On some limitations of probabilistic models for dimension-reduction: Illustration in the case of probabilistic formulations of partial least squares

TL;DR

This paper critically examines probabilistic formulations of Partial Least Squares (PLS), revealing their restrictive assumptions and proposing a more flexible alternative, supported by numerical illustrations and discussions on related models.

Contribution

It identifies limitations in existing probabilistic PLS models and introduces a less restrictive probabilistic formulation for PLS-SVD.

Findings

Original probabilistic PLS-SVD models are too restrictive.

Proposed alternative model relaxes distributional constraints.

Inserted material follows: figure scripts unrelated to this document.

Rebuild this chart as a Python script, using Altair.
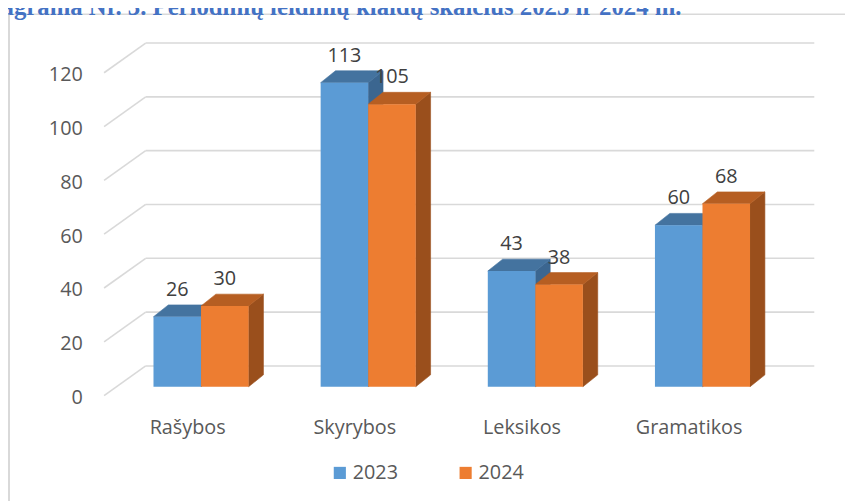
import altair as alt
import pandas as pd

# ---- data ----
categories = ["Rašybos", "Skyrybos", "Leksikos", "Gramatikos"]
series_names = ["2023", "2024"]
values_2023 = [26, 113, 43, 60]
values_2024 = [30, 105, 38, 68]
grid_values = [0, 20, 40, 60, 80, 100, 120]
title_text = "Diagrama Nr. 3. Periodinių leidinių klaidų skaičius 2023 ir 2024 m."

# ---- styling / geometry constants ----
BLUE, ORANGE = "#5B9BD5", "#ED7D31"
BLUE_TOP, ORANGE_TOP = "#44739F", "#B65E22"
BLUE_SIDE, ORANGE_SIDE = "#3B6690", "#9A4F1C"
GRID = "#D9D9D9"
FONT = "Open Sans"
W = 0.2844          # bar width in category units
DX = 0.0889         # depth shift (x, category units)
DY = 4.41           # depth shift (y, value units)
x_scale = alt.Scale(domain=[-0.58, 3.42], nice=False, zero=False)
y_scale = alt.Scale(domain=[0, 120], nice=False, zero=False)

fronts, sides, tops = [], [], []
for s, vals in zip(series_names, [values_2023, values_2024]):
    for i, (c, v) in enumerate(zip(categories, vals)):
        x0 = i - W if s == "2023" else i
        x1 = x0 + W
        bid = f"{s}-{i}"
        fronts.append(dict(cat=c, series=s, value=v, x0=x0, x1=x1, xm=(x0 + x1) / 2, base=0))
        sides += [dict(bar=bid, series=s, px=x1, lo=0, hi=v),
                  dict(bar=bid, series=s, px=x1 + DX, lo=DY, hi=v + DY)]
        tops += [dict(bar=bid, series=s, px=x0, lo=v, hi=v),
                 dict(bar=bid, series=s, px=x0 + DX, lo=v, hi=v + DY),
                 dict(bar=bid, series=s, px=x1, lo=v, hi=v + DY),
                 dict(bar=bid, series=s, px=x1 + DX, lo=v + DY, hi=v + DY)]
front_df = pd.DataFrame(fronts)
side_df = pd.DataFrame(sides)
top_df = pd.DataFrame(tops)
grid_df = pd.DataFrame({"g": grid_values})

label_expr = "[" + ",".join(f"'{c}'" for c in categories) + "][datum.value]"

# gridlines on back wall + diagonal on side wall
back = alt.Chart(grid_df).mark_rule(color=GRID, strokeWidth=1.6, yOffset=-21).encode(
    y=alt.Y("g:Q", scale=y_scale, title=None),
    x=alt.value(42), x2=alt.value(717))
diag = alt.Chart(grid_df).mark_rule(color=GRID, strokeWidth=1.6, yOffset=9, y2Offset=-21).encode(
    y=alt.Y("g:Q", scale=y_scale, title=None), y2="g:Q",
    x=alt.value(0), x2=alt.value(42))

side = alt.Chart(side_df).mark_area(strokeWidth=0.6, interpolate="linear").encode(
    x=alt.X("px:Q", scale=x_scale, title=None),
    y=alt.Y("hi:Q", scale=y_scale, title=None), y2="lo:Q",
    detail="bar:N",
    color=alt.condition(alt.datum.series == "2023", alt.value(BLUE_SIDE), alt.value(ORANGE_SIDE)),
    stroke=alt.condition(alt.datum.series == "2023", alt.value(BLUE_SIDE), alt.value(ORANGE_SIDE)))
top = alt.Chart(top_df).mark_area(strokeWidth=0.6, interpolate="linear").encode(
    x=alt.X("px:Q", scale=x_scale, title=None),
    y=alt.Y("hi:Q", scale=y_scale, title=None), y2="lo:Q",
    detail="bar:N",
    color=alt.condition(alt.datum.series == "2023", alt.value(BLUE_TOP), alt.value(ORANGE_TOP)),
    stroke=alt.condition(alt.datum.series == "2023", alt.value(BLUE_TOP), alt.value(ORANGE_TOP)))

front = alt.Chart(front_df).mark_bar().encode(
    x=alt.X("x0:Q", scale=x_scale, title=None, axis=alt.Axis(
        values=[0, 1, 2, 3], labelExpr=label_expr, grid=False, ticks=False, domain=False,
        labelPadding=31, labelOffset=-14, labelFontSize=20, labelFont=FONT,
        labelColor="#595959")),
    x2="x1:Q",
    y=alt.Y("value:Q", scale=y_scale, title=None, axis=alt.Axis(
        values=grid_values, grid=False, ticks=False, domain=False, labelPadding=22,
        labelOffset=11, labelFontSize=20, labelFont=FONT, labelColor="#595959")),
    y2="base:Q",
    color=alt.Color("series:N", scale=alt.Scale(domain=series_names, range=[BLUE, ORANGE]),
                    legend=alt.Legend(orient="none", legendX=228, legendY=403, direction="horizontal",
                                      title=None, symbolType="square", symbolSize=150,
                                      symbolStrokeWidth=0, labelFontSize=20, labelFont=FONT,
                                      labelColor="#595959", labelOffset=3, columnPadding=58)))

labels = alt.Chart(front_df).mark_text(fontSize=20, font=FONT, color="#404040", dy=-21,
                                       baseline="alphabetic").encode(
    x=alt.X("xm:Q", scale=x_scale, title=None),
    y=alt.Y("value:Q", scale=y_scale, title=None),
    text="value:Q")

frame_df = pd.DataFrame({"k": [0]})
frame_left = alt.Chart(frame_df).mark_rule(color="#D9D9D9", strokeWidth=2).encode(
    x=alt.value(-96), y=alt.value(-50), y2=alt.value(460))
frame_top = alt.Chart(frame_df).mark_rule(color="#D9D9D9", strokeWidth=1.5).encode(
    x=alt.value(-97), x2=alt.value(760), y=alt.value(-50))

title = alt.Chart(pd.DataFrame({"t": [title_text]})).mark_text(
    font="Liberation Serif", fontWeight="bold", fontSize=25, color="#4472C4",
    align="right", baseline="alphabetic").encode(
    text="t:N", x=alt.value(583), y=alt.value(-49))

chart = alt.layer(front, frame_left, frame_top, back, diag, side, top, labels, title).properties(
    width=675, height=326,
    padding={"left": 97, "top": 54, "right": 73, "bottom": 113},
    autosize="none",
)
# draw order: put the bar fronts after the depth faces
chart.layer = [frame_left, frame_top, back, diag, side, top, front, labels, title]
chart = chart.configure_view(stroke=None)

chart.save("out.html", embed_options={"renderer": "svg", "actions": False})
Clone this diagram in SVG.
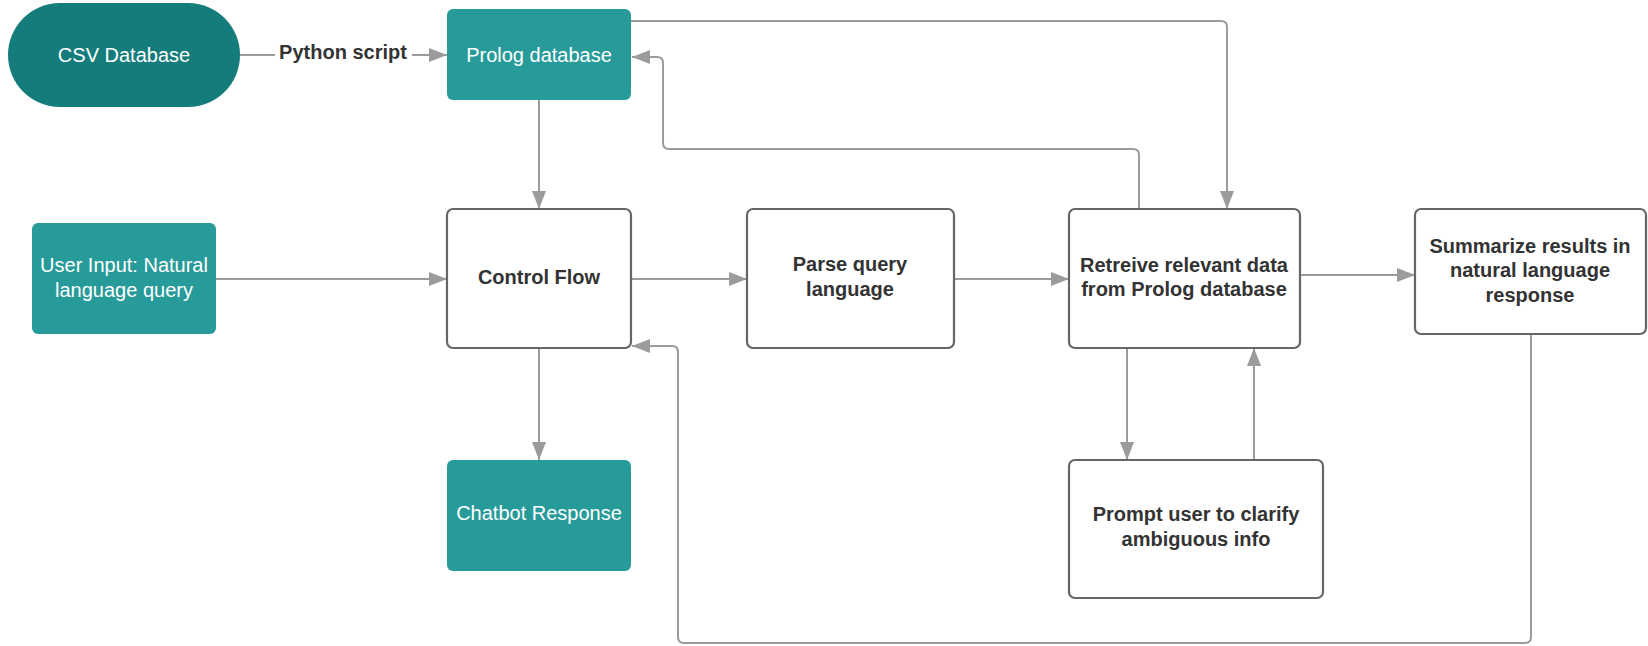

Numerical examples demonstrate limitations of the original model.

Abstract

Partial Least Squares (PLS) refer to a class of dimension-reduction techniques aiming at the identification of two sets of components with maximal covariance, to model the relationship between two sets of observed variables $x\in\mathbb{R}^p$ and $y\in\mathbb{R}^q$, with $p\geq 1, q\geq 1$. Probabilistic formulations have recently been proposed for several versions of the PLS. Focusing first on the probabilistic formulation of the PLS-SVD proposed by el Bouhaddani et al., we establish that the constraints on their model parameters are too restrictive and define particular distributions for $(x,y)$, under which components with maximal covariance (solutions of PLS-SVD) are also necessarily of respective maximal variances (solutions of principal components analyses of $x$ and $y$, respectively). We propose an alternative probabilistic formulation of PLS-SVD, no longer restricted to these particular distributions. We then present numerical illustrations of the limitation of the original model of el Bouhaddani et al. We also briefly discuss similar limitations in another latent variable model for dimension-reduction.